[SHORT EXERCISE]: From the first line of the listing below to the line with "bh_ms_end = 7.30", print each line exactly, and nothing more. Leave out the pictures.

[SOURCE DATA]:
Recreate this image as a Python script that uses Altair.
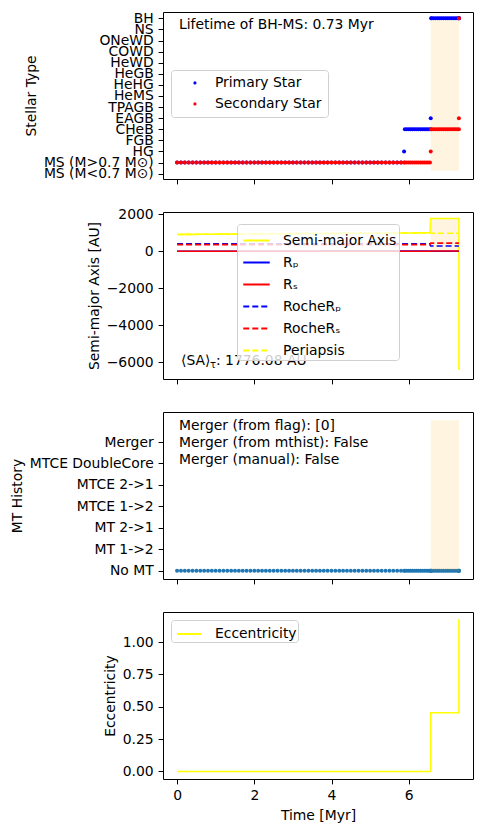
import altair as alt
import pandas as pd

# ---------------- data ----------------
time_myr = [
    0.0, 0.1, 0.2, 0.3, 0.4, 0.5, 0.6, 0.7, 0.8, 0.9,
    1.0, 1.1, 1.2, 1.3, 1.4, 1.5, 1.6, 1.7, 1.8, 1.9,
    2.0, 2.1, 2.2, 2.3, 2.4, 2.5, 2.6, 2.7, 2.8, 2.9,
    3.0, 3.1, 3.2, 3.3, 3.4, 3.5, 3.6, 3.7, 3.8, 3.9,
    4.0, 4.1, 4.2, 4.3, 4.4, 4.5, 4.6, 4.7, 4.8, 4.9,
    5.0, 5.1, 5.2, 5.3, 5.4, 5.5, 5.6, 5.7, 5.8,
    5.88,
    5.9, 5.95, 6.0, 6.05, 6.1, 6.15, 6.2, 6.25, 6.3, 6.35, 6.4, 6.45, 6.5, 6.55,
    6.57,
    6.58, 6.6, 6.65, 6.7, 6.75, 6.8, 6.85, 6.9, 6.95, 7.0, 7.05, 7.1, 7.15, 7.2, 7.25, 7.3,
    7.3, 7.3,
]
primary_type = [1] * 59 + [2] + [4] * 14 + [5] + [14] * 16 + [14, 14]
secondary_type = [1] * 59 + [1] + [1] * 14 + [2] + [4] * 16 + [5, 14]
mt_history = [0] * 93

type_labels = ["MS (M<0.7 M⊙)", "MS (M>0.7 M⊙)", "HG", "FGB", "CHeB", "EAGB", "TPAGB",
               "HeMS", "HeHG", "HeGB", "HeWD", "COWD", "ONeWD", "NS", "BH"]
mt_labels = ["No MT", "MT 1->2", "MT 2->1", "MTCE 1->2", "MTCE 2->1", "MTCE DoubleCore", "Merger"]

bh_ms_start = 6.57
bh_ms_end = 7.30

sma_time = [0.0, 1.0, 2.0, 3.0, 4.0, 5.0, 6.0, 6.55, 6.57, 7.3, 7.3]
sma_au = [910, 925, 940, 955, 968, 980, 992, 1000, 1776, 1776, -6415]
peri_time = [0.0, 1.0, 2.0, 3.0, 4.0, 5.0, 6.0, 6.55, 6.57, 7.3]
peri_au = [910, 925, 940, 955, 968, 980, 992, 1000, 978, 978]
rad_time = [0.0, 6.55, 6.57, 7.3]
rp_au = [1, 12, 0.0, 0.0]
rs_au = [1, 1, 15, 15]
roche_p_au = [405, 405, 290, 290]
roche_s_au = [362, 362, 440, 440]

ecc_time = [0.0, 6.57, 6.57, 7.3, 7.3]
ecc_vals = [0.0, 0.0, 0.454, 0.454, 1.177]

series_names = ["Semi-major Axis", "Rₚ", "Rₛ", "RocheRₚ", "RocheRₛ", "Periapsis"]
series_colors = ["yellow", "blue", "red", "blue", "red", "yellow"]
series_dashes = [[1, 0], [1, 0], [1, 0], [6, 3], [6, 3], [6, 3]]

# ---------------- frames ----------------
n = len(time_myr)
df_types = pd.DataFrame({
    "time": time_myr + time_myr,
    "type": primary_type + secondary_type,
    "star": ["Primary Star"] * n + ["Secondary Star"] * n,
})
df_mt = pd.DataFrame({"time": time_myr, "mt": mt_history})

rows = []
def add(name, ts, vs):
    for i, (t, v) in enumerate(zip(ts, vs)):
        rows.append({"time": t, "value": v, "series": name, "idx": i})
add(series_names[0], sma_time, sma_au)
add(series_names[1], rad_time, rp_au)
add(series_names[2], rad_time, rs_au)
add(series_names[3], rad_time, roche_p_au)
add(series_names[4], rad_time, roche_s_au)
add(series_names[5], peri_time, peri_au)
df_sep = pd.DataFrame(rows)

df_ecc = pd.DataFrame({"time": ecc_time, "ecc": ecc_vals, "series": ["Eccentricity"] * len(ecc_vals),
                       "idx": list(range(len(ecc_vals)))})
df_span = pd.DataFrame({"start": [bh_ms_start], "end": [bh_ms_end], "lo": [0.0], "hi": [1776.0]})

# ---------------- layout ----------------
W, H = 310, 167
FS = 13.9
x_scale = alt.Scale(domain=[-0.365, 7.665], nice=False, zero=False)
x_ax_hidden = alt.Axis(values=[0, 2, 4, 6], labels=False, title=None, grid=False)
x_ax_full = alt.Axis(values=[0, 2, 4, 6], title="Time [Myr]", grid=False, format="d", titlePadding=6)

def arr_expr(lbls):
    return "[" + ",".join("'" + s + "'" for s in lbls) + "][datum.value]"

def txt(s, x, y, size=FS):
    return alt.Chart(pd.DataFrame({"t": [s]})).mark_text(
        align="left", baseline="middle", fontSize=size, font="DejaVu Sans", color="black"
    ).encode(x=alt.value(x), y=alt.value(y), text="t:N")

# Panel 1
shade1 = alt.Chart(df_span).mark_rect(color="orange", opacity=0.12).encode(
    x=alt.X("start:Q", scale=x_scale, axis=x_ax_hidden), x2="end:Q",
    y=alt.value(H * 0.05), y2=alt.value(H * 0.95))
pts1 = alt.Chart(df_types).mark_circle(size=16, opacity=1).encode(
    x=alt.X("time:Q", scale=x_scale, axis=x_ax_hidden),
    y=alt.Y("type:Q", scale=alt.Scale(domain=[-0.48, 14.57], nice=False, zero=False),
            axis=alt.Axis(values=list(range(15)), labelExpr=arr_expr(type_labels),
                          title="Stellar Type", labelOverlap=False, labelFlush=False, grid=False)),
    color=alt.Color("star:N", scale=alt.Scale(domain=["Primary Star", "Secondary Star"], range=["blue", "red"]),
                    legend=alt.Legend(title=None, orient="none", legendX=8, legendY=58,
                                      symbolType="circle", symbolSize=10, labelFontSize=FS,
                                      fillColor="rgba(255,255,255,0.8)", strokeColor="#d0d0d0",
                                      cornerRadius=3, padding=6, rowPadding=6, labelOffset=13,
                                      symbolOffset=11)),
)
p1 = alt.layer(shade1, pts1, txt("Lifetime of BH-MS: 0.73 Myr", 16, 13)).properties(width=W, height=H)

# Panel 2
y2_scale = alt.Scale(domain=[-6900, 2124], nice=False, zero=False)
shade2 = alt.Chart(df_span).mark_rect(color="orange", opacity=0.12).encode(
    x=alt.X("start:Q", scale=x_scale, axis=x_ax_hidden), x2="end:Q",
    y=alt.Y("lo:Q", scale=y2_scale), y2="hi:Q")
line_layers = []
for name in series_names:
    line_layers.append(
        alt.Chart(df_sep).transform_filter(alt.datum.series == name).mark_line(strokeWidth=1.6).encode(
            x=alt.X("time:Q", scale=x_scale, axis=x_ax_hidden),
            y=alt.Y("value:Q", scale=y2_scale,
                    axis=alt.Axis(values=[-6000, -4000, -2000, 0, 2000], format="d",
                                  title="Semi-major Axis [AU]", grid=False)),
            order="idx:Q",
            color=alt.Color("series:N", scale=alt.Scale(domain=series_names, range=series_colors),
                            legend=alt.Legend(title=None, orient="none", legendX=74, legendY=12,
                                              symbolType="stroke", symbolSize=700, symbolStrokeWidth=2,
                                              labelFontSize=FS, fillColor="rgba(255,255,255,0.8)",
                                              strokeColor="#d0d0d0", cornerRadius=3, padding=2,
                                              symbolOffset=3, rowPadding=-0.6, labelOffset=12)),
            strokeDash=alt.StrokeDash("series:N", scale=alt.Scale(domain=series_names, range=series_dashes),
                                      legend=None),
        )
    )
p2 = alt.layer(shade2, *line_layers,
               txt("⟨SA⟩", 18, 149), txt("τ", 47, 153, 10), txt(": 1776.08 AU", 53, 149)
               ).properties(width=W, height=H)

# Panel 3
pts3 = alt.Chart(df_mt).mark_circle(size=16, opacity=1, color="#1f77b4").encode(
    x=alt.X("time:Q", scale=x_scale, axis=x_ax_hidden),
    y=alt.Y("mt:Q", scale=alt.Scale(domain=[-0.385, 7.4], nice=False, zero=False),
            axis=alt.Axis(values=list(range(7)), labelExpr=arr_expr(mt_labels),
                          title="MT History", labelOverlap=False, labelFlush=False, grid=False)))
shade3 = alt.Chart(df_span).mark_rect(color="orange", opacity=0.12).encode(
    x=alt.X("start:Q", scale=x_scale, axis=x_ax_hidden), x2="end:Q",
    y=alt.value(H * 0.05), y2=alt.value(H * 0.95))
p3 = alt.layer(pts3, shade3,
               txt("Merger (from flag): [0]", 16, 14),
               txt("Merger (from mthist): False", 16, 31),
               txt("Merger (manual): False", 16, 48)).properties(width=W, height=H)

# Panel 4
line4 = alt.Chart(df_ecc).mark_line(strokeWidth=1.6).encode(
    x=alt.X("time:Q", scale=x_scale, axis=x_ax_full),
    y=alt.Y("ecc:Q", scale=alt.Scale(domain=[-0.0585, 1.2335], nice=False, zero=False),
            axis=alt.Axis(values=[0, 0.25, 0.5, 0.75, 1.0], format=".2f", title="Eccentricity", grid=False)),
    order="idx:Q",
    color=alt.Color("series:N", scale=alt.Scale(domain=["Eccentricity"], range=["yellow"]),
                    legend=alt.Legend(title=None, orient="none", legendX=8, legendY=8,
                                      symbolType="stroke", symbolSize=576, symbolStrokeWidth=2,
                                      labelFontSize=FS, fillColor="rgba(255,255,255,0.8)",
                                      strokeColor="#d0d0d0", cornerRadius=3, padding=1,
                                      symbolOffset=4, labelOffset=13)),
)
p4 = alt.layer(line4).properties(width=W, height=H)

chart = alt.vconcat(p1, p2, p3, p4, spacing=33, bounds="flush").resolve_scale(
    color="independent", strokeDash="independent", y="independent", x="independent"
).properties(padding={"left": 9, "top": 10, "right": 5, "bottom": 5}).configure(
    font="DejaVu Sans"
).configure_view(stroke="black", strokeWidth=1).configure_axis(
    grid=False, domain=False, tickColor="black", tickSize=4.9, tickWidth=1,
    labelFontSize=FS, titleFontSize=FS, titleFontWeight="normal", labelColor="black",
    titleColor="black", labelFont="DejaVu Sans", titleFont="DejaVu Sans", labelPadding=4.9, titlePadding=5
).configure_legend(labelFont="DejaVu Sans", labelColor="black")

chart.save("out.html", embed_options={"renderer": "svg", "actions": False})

[ANSWER TO THIS EXERCISE]:
Recreate this image as a Python script that uses Altair.
import altair as alt
import pandas as pd

# ---------------- data ----------------
time_myr = [
    0.0, 0.1, 0.2, 0.3, 0.4, 0.5, 0.6, 0.7, 0.8, 0.9,
    1.0, 1.1, 1.2, 1.3, 1.4, 1.5, 1.6, 1.7, 1.8, 1.9,
    2.0, 2.1, 2.2, 2.3, 2.4, 2.5, 2.6, 2.7, 2.8, 2.9,
    3.0, 3.1, 3.2, 3.3, 3.4, 3.5, 3.6, 3.7, 3.8, 3.9,
    4.0, 4.1, 4.2, 4.3, 4.4, 4.5, 4.6, 4.7, 4.8, 4.9,
    5.0, 5.1, 5.2, 5.3, 5.4, 5.5, 5.6, 5.7, 5.8,
    5.88,
    5.9, 5.95, 6.0, 6.05, 6.1, 6.15, 6.2, 6.25, 6.3, 6.35, 6.4, 6.45, 6.5, 6.55,
    6.57,
    6.58, 6.6, 6.65, 6.7, 6.75, 6.8, 6.85, 6.9, 6.95, 7.0, 7.05, 7.1, 7.15, 7.2, 7.25, 7.3,
    7.3, 7.3,
]
primary_type = [1] * 59 + [2] + [4] * 14 + [5] + [14] * 16 + [14, 14]
secondary_type = [1] * 59 + [1] + [1] * 14 + [2] + [4] * 16 + [5, 14]
mt_history = [0] * 93

type_labels = ["MS (M<0.7 M⊙)", "MS (M>0.7 M⊙)", "HG", "FGB", "CHeB", "EAGB", "TPAGB",
               "HeMS", "HeHG", "HeGB", "HeWD", "COWD", "ONeWD", "NS", "BH"]
mt_labels = ["No MT", "MT 1->2", "MT 2->1", "MTCE 1->2", "MTCE 2->1", "MTCE DoubleCore", "Merger"]

bh_ms_start = 6.57
bh_ms_end = 7.30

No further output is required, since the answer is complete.